Quelque part entre les dissonances et la noirceur de Immolation ou Portal, la granulosité d’un Demilich et rappelant bien souvent ses compatriotes d’Antediluvian s’étant illustrés cette même année, le death metal du trio a incontestablement plus à voir avec la science occulte que la biologie cellulaire. En atteste le premier volet du triptyque "Pestilentiam Intus Vocamus, Voluntatem Absolvimus" qui en plus de porter un sobriquet difficilement mémorisable, attaque sans préambule (les borborygmes ça ne compte pas) et donne d’emblée le ton qui ne changera que rarement de hauteur : bas, très bas, six pieds sous terre même. S’appuyant sur l’équation batteur hyperactif, chant guttural aussi profond qu’un déficit budgétaire et riffs transpirants l’insanité mentale qui frappent de tout les côtés, il faut lire vite pour avoir le temps de connaître le nom du titre complet avant d’être entrainé sans courtoisie dans l’atmosphère tombale et suffocante qui règne sur tout l’opus de nos trois Canadiens.
Bien que découpé en onze morceaux, ce Parasignosis est un monolithe dont il est difficile de tirer un morceau plutôt qu’un autre, le vice à même été poussé par ses protagonistes jusqu’à faire disparaître toute coupure entre deux titres. Il est d’autant plus difficile pour l’auditeur de s’y retrouver que le groupe s’est appliqué à retourner dans tout les sens et complexifier de toutes parts les structures de ses morceaux. Même après des écoutes acharnées, on se perd rapidement dans ce véritable labyrinthe sonore méticuleusement construit et déconstruit. Les plus masochistes (dont je fais à moitié partie) y verront justement tout l’intérêt du disque, car il faut le dire, s’égarer dans ce puits de matière brute opaque et malodorante est un vrai plaisir, mais les autres (dont je fais à moitié partie aussi) regretteront par ailleurs une longueur et un manque de variations qui ont vite fait de rendre la galette rébarbative si l’on décide de se l’enfiler d’une traite. Le groupe se laisse pourtant aller à baisser l’intensité d’un bon cran en fin d’album avec "Kathenotheism" et cette dernière longue plage ambiante non nommée où réverbérations, bandonéon et autres bizarreries sonores sont de sortie, mais après quarante-cinq minutes aussi denses que celles-ci, on a plutôt envie de s’écouter un disque d’Augustus Pablo histoire de compenser que de laisser traîner ses esgourdes sur dix minutes bruitistes qui n’ont au final pas grand intérêt.

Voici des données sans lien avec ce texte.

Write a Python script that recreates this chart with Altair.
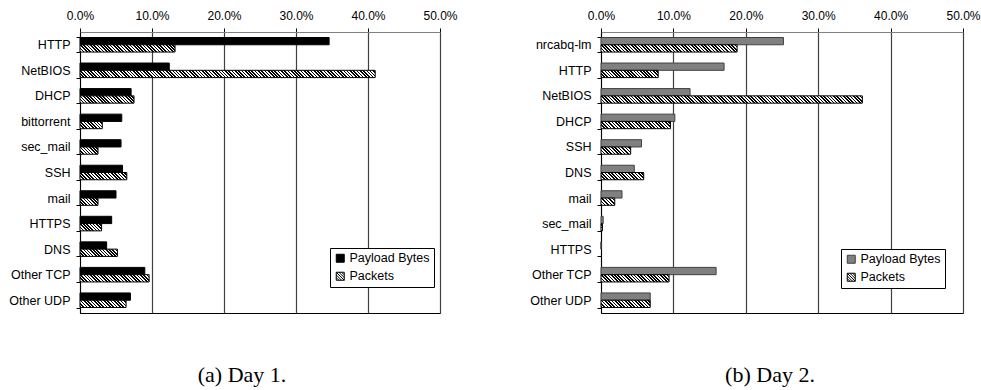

Quoi qu’il en soit, s’étirant sur la longueur ou non, le deuxième opus de Mitochondrion est une réussite indéniable, prouvant une fois de plus que niveau noirceur le death metal peut ne rien avoir à envier au black metal lorsqu’on prend la peine d’y insuffler une telle ambiance. Et pour en finir, reprenons le champ lexical œnologique du premier paragraphe et affirmons donc que ce Parasignosis est à compter parmi les plus grands crus de 2011, un millésime qui s’est avéré au final loin d’être si mauvais que ça et qui annonce même quelques beaux jours pour les amateurs de noirceur et d’insanité musicale.